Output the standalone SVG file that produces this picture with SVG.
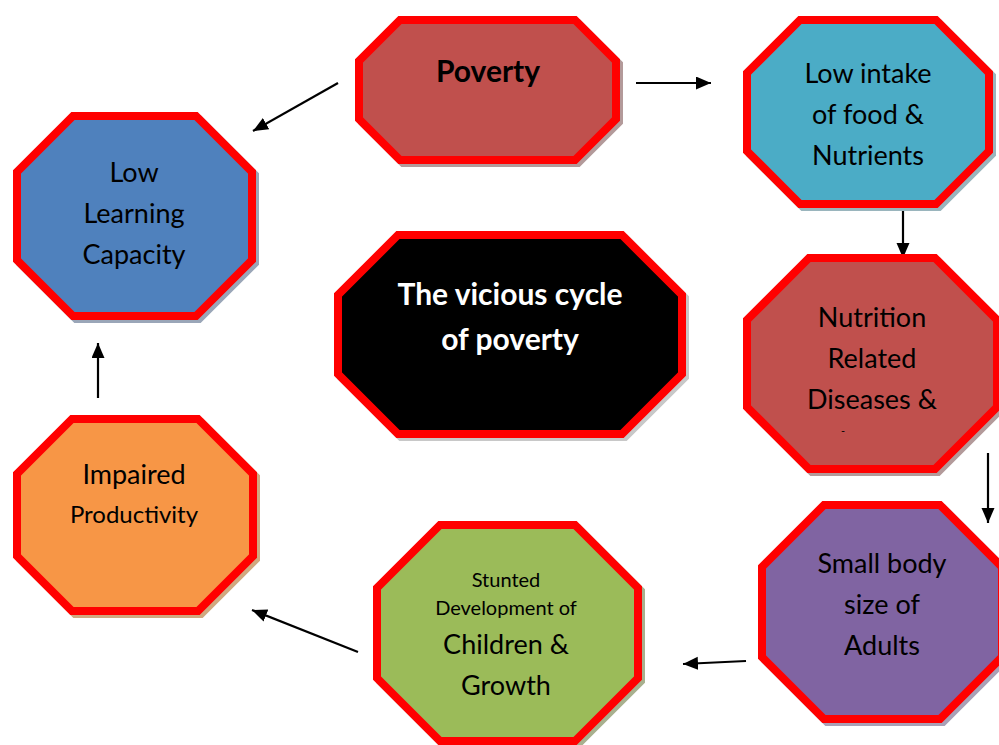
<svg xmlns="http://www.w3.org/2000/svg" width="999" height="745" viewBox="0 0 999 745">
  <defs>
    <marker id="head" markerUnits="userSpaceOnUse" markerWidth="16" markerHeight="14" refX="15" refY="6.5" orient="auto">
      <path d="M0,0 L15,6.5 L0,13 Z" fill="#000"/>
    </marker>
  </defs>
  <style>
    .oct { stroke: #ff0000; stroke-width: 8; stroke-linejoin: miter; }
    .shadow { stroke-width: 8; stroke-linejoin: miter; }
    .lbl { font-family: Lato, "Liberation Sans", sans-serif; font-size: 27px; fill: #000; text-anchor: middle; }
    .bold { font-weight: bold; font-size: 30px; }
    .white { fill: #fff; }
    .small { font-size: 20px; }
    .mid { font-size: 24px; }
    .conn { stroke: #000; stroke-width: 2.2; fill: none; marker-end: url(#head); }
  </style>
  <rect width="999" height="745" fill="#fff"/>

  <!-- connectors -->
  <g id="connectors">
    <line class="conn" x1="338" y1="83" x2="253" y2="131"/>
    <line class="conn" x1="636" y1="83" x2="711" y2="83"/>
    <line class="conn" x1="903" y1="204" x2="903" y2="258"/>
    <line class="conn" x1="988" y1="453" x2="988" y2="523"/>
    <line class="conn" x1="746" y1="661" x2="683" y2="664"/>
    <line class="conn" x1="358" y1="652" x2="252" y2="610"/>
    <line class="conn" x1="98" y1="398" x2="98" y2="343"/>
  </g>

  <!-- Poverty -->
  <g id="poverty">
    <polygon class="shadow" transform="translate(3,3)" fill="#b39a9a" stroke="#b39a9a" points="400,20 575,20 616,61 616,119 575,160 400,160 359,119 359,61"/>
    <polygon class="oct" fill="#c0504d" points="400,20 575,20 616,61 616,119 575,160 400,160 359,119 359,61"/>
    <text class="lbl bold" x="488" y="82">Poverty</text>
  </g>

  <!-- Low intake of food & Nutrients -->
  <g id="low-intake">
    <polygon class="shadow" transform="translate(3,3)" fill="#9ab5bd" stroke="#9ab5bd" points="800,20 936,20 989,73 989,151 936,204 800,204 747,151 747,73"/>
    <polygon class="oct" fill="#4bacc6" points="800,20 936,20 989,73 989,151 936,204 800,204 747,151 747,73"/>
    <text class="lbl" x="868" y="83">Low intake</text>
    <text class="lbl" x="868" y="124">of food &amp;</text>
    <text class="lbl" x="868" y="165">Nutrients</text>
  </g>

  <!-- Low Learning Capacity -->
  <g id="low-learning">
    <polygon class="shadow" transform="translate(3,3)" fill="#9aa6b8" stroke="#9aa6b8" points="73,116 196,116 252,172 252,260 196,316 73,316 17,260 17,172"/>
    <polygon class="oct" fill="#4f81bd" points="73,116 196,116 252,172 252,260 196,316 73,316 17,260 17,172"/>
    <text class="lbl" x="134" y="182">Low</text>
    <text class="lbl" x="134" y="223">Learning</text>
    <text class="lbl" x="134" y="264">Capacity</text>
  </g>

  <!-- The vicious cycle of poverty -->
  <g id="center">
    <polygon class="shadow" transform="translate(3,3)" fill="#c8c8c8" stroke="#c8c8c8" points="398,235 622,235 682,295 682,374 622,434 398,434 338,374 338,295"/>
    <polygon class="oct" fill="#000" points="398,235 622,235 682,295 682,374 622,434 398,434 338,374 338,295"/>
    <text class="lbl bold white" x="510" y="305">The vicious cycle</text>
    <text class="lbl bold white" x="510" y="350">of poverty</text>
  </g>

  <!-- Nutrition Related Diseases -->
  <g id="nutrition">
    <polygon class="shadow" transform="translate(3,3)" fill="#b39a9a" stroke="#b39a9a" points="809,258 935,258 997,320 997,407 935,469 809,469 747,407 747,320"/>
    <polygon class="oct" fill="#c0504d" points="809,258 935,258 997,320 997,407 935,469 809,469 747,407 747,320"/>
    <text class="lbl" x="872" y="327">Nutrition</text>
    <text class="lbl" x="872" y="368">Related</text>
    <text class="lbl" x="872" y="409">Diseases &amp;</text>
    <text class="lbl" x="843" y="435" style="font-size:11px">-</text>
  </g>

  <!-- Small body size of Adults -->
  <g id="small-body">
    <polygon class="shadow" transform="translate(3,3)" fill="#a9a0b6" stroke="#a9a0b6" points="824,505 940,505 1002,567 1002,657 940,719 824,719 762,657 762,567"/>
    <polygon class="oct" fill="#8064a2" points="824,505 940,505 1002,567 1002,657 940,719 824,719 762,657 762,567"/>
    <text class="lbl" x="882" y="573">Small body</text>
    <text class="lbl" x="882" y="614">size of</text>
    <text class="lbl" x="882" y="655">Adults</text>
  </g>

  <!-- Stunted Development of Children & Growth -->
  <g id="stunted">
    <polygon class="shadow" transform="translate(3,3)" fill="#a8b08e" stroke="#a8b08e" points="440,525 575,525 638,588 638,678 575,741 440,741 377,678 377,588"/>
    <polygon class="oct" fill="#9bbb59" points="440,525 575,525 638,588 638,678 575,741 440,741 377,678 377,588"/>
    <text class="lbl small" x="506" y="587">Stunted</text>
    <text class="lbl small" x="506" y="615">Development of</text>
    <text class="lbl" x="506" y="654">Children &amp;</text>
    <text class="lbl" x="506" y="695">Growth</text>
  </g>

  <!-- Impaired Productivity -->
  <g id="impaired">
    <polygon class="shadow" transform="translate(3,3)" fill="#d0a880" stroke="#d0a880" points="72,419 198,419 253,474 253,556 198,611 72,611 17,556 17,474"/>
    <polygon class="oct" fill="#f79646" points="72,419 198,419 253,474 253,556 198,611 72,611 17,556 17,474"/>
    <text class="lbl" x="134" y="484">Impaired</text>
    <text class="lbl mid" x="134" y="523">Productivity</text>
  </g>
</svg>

◇ ◇ ◇ ◇ ◇

[SET EXERCISE]
Print each line of the material above exactly, with the pictures removed from your copy.

[RESPONSE]
Output the standalone SVG file that produces this picture with SVG.
<svg xmlns="http://www.w3.org/2000/svg" width="999" height="745" viewBox="0 0 999 745">
  <defs>
    <marker id="head" markerUnits="userSpaceOnUse" markerWidth="16" markerHeight="14" refX="15" refY="6.5" orient="auto">
      <path d="M0,0 L15,6.5 L0,13 Z" fill="#000"/>
    </marker>
  </defs>
  <style>
    .oct { stroke: #ff0000; stroke-width: 8; stroke-linejoin: miter; }
    .shadow { stroke-width: 8; stroke-linejoin: miter; }
    .lbl { font-family: Lato, "Liberation Sans", sans-serif; font-size: 27px; fill: #000; text-anchor: middle; }
    .bold { font-weight: bold; font-size: 30px; }
    .white { fill: #fff; }
    .small { font-size: 20px; }
    .mid { font-size: 24px; }
    .conn { stroke: #000; stroke-width: 2.2; fill: none; marker-end: url(#head); }
  </style>
  <rect width="999" height="745" fill="#fff"/>

  <!-- connectors -->
  <g id="connectors">
    <line class="conn" x1="338" y1="83" x2="253" y2="131"/>
    <line class="conn" x1="636" y1="83" x2="711" y2="83"/>
    <line class="conn" x1="903" y1="204" x2="903" y2="258"/>
    <line class="conn" x1="988" y1="453" x2="988" y2="523"/>
    <line class="conn" x1="746" y1="661" x2="683" y2="664"/>
    <line class="conn" x1="358" y1="652" x2="252" y2="610"/>
    <line class="conn" x1="98" y1="398" x2="98" y2="343"/>
  </g>

  <!-- Poverty -->
  <g id="poverty">
    <polygon class="shadow" transform="translate(3,3)" fill="#b39a9a" stroke="#b39a9a" points="400,20 575,20 616,61 616,119 575,160 400,160 359,119 359,61"/>
    <polygon class="oct" fill="#c0504d" points="400,20 575,20 616,61 616,119 575,160 400,160 359,119 359,61"/>
    <text class="lbl bold" x="488" y="82">Poverty</text>
  </g>

  <!-- Low intake of food & Nutrients -->
  <g id="low-intake">
    <polygon class="shadow" transform="translate(3,3)" fill="#9ab5bd" stroke="#9ab5bd" points="800,20 936,20 989,73 989,151 936,204 800,204 747,151 747,73"/>
    <polygon class="oct" fill="#4bacc6" points="800,20 936,20 989,73 989,151 936,204 800,204 747,151 747,73"/>
    <text class="lbl" x="868" y="83">Low intake</text>
    <text class="lbl" x="868" y="124">of food &amp;</text>
    <text class="lbl" x="868" y="165">Nutrients</text>
  </g>

  <!-- Low Learning Capacity -->
  <g id="low-learning">
    <polygon class="shadow" transform="translate(3,3)" fill="#9aa6b8" stroke="#9aa6b8" points="73,116 196,116 252,172 252,260 196,316 73,316 17,260 17,172"/>
    <polygon class="oct" fill="#4f81bd" points="73,116 196,116 252,172 252,260 196,316 73,316 17,260 17,172"/>
    <text class="lbl" x="134" y="182">Low</text>
    <text class="lbl" x="134" y="223">Learning</text>
    <text class="lbl" x="134" y="264">Capacity</text>
  </g>

  <!-- The vicious cycle of poverty -->
  <g id="center">
    <polygon class="shadow" transform="translate(3,3)" fill="#c8c8c8" stroke="#c8c8c8" points="398,235 622,235 682,295 682,374 622,434 398,434 338,374 338,295"/>
    <polygon class="oct" fill="#000" points="398,235 622,235 682,295 682,374 622,434 398,434 338,374 338,295"/>
    <text class="lbl bold white" x="510" y="305">The vicious cycle</text>
    <text class="lbl bold white" x="510" y="350">of poverty</text>
  </g>

  <!-- Nutrition Related Diseases -->
  <g id="nutrition">
    <polygon class="shadow" transform="translate(3,3)" fill="#b39a9a" stroke="#b39a9a" points="809,258 935,258 997,320 997,407 935,469 809,469 747,407 747,320"/>
    <polygon class="oct" fill="#c0504d" points="809,258 935,258 997,320 997,407 935,469 809,469 747,407 747,320"/>
    <text class="lbl" x="872" y="327">Nutrition</text>
    <text class="lbl" x="872" y="368">Related</text>
    <text class="lbl" x="872" y="409">Diseases &amp;</text>
    <text class="lbl" x="843" y="435" style="font-size:11px">-</text>
  </g>

  <!-- Small body size of Adults -->
  <g id="small-body">
    <polygon class="shadow" transform="translate(3,3)" fill="#a9a0b6" stroke="#a9a0b6" points="824,505 940,505 1002,567 1002,657 940,719 824,719 762,657 762,567"/>
    <polygon class="oct" fill="#8064a2" points="824,505 940,505 1002,567 1002,657 940,719 824,719 762,657 762,567"/>
    <text class="lbl" x="882" y="573">Small body</text>
    <text class="lbl" x="882" y="614">size of</text>
    <text class="lbl" x="882" y="655">Adults</text>
  </g>

  <!-- Stunted Development of Children & Growth -->
  <g id="stunted">
    <polygon class="shadow" transform="translate(3,3)" fill="#a8b08e" stroke="#a8b08e" points="440,525 575,525 638,588 638,678 575,741 440,741 377,678 377,588"/>
    <polygon class="oct" fill="#9bbb59" points="440,525 575,525 638,588 638,678 575,741 440,741 377,678 377,588"/>
    <text class="lbl small" x="506" y="587">Stunted</text>
    <text class="lbl small" x="506" y="615">Development of</text>
    <text class="lbl" x="506" y="654">Children &amp;</text>
    <text class="lbl" x="506" y="695">Growth</text>
  </g>

  <!-- Impaired Productivity -->
  <g id="impaired">
    <polygon class="shadow" transform="translate(3,3)" fill="#d0a880" stroke="#d0a880" points="72,419 198,419 253,474 253,556 198,611 72,611 17,556 17,474"/>
    <polygon class="oct" fill="#f79646" points="72,419 198,419 253,474 253,556 198,611 72,611 17,556 17,474"/>
    <text class="lbl" x="134" y="484">Impaired</text>
    <text class="lbl mid" x="134" y="523">Productivity</text>
  </g>
</svg>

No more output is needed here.